After the second world war, there was scarcely a place on Earth where political economy existed as it did before the turn of the century. Various political movements might include political economy, especially Marx, in their educational programs for members, but overall, research in the field remained sporadic, atomized, and largely cloistered from the public. This atomization and lack of a real scientific community outside of academia remains the case today, even in the internet age. Books and blogs by intelligent authors are still being written and inducing immense progress in political economy proper (rather than “economics”), and some being discussed on a handful of forums. The problem is that, among the public and on these forums, all that’s being done is reproducing and educating people of existing scientific information made almost entirely by individuals still within academia. There almost no production of scientific research in political economy being done on the outside, among the public, among ordinary workers and professionals.

This is not because we lack the tools. In fact, the statistical information being aggregated on the internet is immense, giving everyone an unprecedent access to data that would have been unthinkable a generation ago. So too do we have access to incredibly powerful computational tools at our fingertips. With a laptop or a desktop PC you can program and run sophisticated simulations that tell you a lot more about the world than any of the bloated math of a dynamic stochastic general equilibrium model generated by top economists. No special expertise or certification is required to do this kind of research, all that’s required is the willingness to learn and use the resources available.

The Forum Itself

This forum is built on the optimism for human curiosity and ingenuity, on the hope that there’s a possibility for creating a social science that isn’t trapped in the confines of a state ideology. A place for discussing political economy and related issues outside of the universities, economic bureaucracies and institutes funded by and for the ruling class; to the extent individuals from that world use this forum it should be to escape that world.
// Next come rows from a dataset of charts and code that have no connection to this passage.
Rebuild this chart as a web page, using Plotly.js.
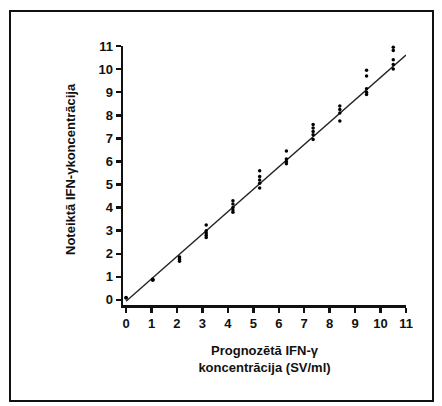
<!DOCTYPE html>
<html>
<head>
<meta charset="utf-8">
<script src="https://cdn.plot.ly/plotly-3.0.1.min.js"></script>
<style>
  html, body { margin: 0; padding: 0; background: #fff; }
  #wrap { position: relative; width: 442px; height: 406px; }
  #frame { position: absolute; left: 9px; top: 10px; width: 421px; height: 388px;
           border: 2px solid #111; pointer-events: none; z-index: 5; }
  #chart { position: absolute; left: 0; top: 0; width: 442px; height: 406px; }
</style>
</head>
<body>
<div id="wrap">
  <div id="chart"></div>
  <div id="frame"></div>
</div>
<script>
// Predicted IFN-γ standard concentrations (SV/ml)
const predicted = [0, 1.05, 2.1, 3.15, 4.2, 5.25, 6.3, 7.35, 8.4, 9.45, 10.5];

// Measured replicates for each predicted level
const measured = [
  [0.1, 0.08],
  [0.85, 0.88, 0.9],
  [1.68, 1.75, 1.82, 1.86],
  [2.7, 2.8, 2.9, 3.0, 3.25],
  [3.8, 3.9, 4.0, 4.15, 4.3],
  [4.85, 5.05, 5.2, 5.35, 5.6],
  [5.9, 6.0, 6.1, 6.45],
  [6.95, 7.15, 7.3, 7.45, 7.6],
  [7.75, 8.1, 8.25, 8.4],
  [8.9, 9.0, 9.15, 9.7, 9.95],
  [10.0, 10.2, 10.4, 10.8, 10.95, 11.05]
];

// Linear fit of measured vs predicted
const fitSlope = 0.97;
const fitIntercept = -0.06;

const tickVals = [0, 1, 2, 3, 4, 5, 6, 7, 8, 9, 10, 11];
const xTitle = '<b>Prognozētā IFN-γ<br>koncentrācija (SV/ml)</b>';
const yTitle = '<b>Noteiktā IFN-γkoncentrācija</b>';

// Flatten replicates into x/y pairs
const xs = [], ys = [];
predicted.forEach((p, i) => measured[i].forEach(v => { xs.push(p); ys.push(v); }));

const xMax = tickVals[tickVals.length - 1];
const fitX = [0, xMax];
const fitY = fitX.map(x => fitIntercept + fitSlope * x);

const font = { family: 'Arial, "Liberation Sans", sans-serif', color: '#111' };

const traces = [
  {
    x: fitX, y: fitY, type: 'scatter', mode: 'lines',
    line: { color: '#222', width: 1.4 }, hoverinfo: 'skip'
  },
  {
    x: xs, y: ys, type: 'scatter', mode: 'markers',
    marker: { color: '#000', size: 3.5, symbol: 'circle' },
    cliponaxis: false
  }
];

const axisCommon = {
  showgrid: false, zeroline: false, showline: true,
  linecolor: '#111', linewidth: 2.5,
  ticks: 'outside', ticklen: 5, tickwidth: 2.5, tickcolor: '#111',
  tickvals: tickVals, ticktext: tickVals.map(v => '<b>' + v + '</b>'),
  tickfont: Object.assign({ size: 13 }, font),
  fixedrange: true
};

const layout = {
  width: 442, height: 406,
  margin: { l: 123, r: 36, t: 46, b: 101 },
  paper_bgcolor: '#fff', plot_bgcolor: '#fff',
  showlegend: false,
  xaxis: Object.assign({}, axisCommon, {
    range: [-0.12, 11],
    ticklabelstandoff: 0,
    title: { text: xTitle, standoff: 16,
             font: Object.assign({ size: 13 }, font) }
  }),
  yaxis: Object.assign({}, axisCommon, {
    range: [-0.22, 11]
  }),
  annotations: [{
    text: yTitle, textangle: -90, showarrow: false,
    xref: 'paper', yref: 'paper', xanchor: 'center', yanchor: 'middle',
    x: -53 / 283, y: (305 - 169) / 259,
    font: Object.assign({ size: 13 }, font)
  }]
};

Plotly.newPlot('chart', traces, layout, { staticPlot: true, displayModeBar: false });
</script>
</body>
</html>
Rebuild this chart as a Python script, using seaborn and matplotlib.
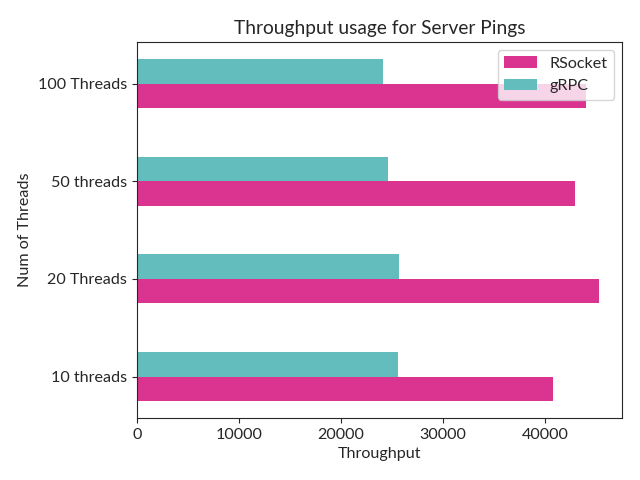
import matplotlib
matplotlib.use("Agg")
import matplotlib.pyplot as plt
import pandas as pd
import seaborn as sns

sns.set_style("ticks")
plt.rcParams["font.family"] = ["Lato", "DejaVu Sans"]

threads = ["10 threads", "20 Threads", "50 threads", "100 Threads"]
rsocket = [40720, 45250, 42880, 43960]
grpc = [25600, 25660, 24620, 24090]

df = pd.DataFrame({
    "threads": threads * 2,
    "throughput": rsocket + grpc,
    "protocol": ["RSocket"] * len(threads) + ["gRPC"] * len(threads),
})

fig, ax = plt.subplots(figsize=(6.4, 4.8), dpi=100)
sns.barplot(
    data=df,
    x="throughput",
    y="threads",
    hue="protocol",
    order=threads[::-1],
    hue_order=["gRPC", "RSocket"],
    palette={"RSocket": "#db3390", "gRPC": "#63bdbd"},
    orient="h",
    width=0.5,
    saturation=1,
    linewidth=0,
    errorbar=None,
    ax=ax,
)
ax.set_ylim(3.425, -0.425)
ax.set(
    title="Throughput usage for Server Pings",
    xlabel="Throughput",
    ylabel="Num of Threads",
)
ax.title.set_fontsize(13.8)
for side in ["top", "right"]:
    ax.spines[side].set_visible(True)
ax.tick_params(labelsize=11.6)
ax.xaxis.label.set_fontsize(11.6)
ax.yaxis.label.set_fontsize(11.6)

handles, labels = ax.get_legend_handles_labels()
ax.legend(handles[::-1], labels[::-1], loc="upper right", fontsize=11.6, title=None)

fig.subplots_adjust(left=0.214, right=0.972, top=0.9125, bottom=0.129)
fig.savefig("out.png")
On the other side of things, while it would be excellent for the work of this forum and its users to go on and inspire political movements, the forum itself is not sectarian, and is intended as a place for a general scientific community where all stripes of researchers can present their findings and debate.

The features of this site are intended to nurture such a community. Users can write posts on their own personal blogs in long form to describe their research, as well as follow the works of other users. The actual forum allows users to create topics to discuss anything political economy related, as well as developments in real world economies, keeping dialogue open and inclusive to the public. The debates in the forum can teach people about political economy, as well as inspire further investigation. If you see a user post some interesting ideas, you can click on their profile and see what blogs they’ve written about their own research. More personal connections and collaborations can be formed by users utilizing chat features. The front page hosts the best research of the CASPER Forum as well as articles and papers related to political economy from important authors and institutions. The point is to centralize and socialize the free labor of producing science.

The Material Reproduction of the Forum

Presently, as the CASPER Forum is getting off the ground, it is the work of hobbyists. The website is paid for at my own expense and will always remain ad-free. Users contributing their research, their comments, and their time are doing so with whatever free time they might have. We accept donations via paypal and patreon with the goal of paying for scaling up the site as necessary, creating a journal of user research that will allow them to be compensated for their work, and eventually hiring full time researchers. By using donations and my own funds as the basis for the material reproduction of the Forum and its activities, it allows the community to develop outside of the direct control of the corporate social media platforms which are operated according to extracting maximal profits from users. Instead, the forum can be designed to nurture real connections between users for the purpose of advancing scientific knowledge.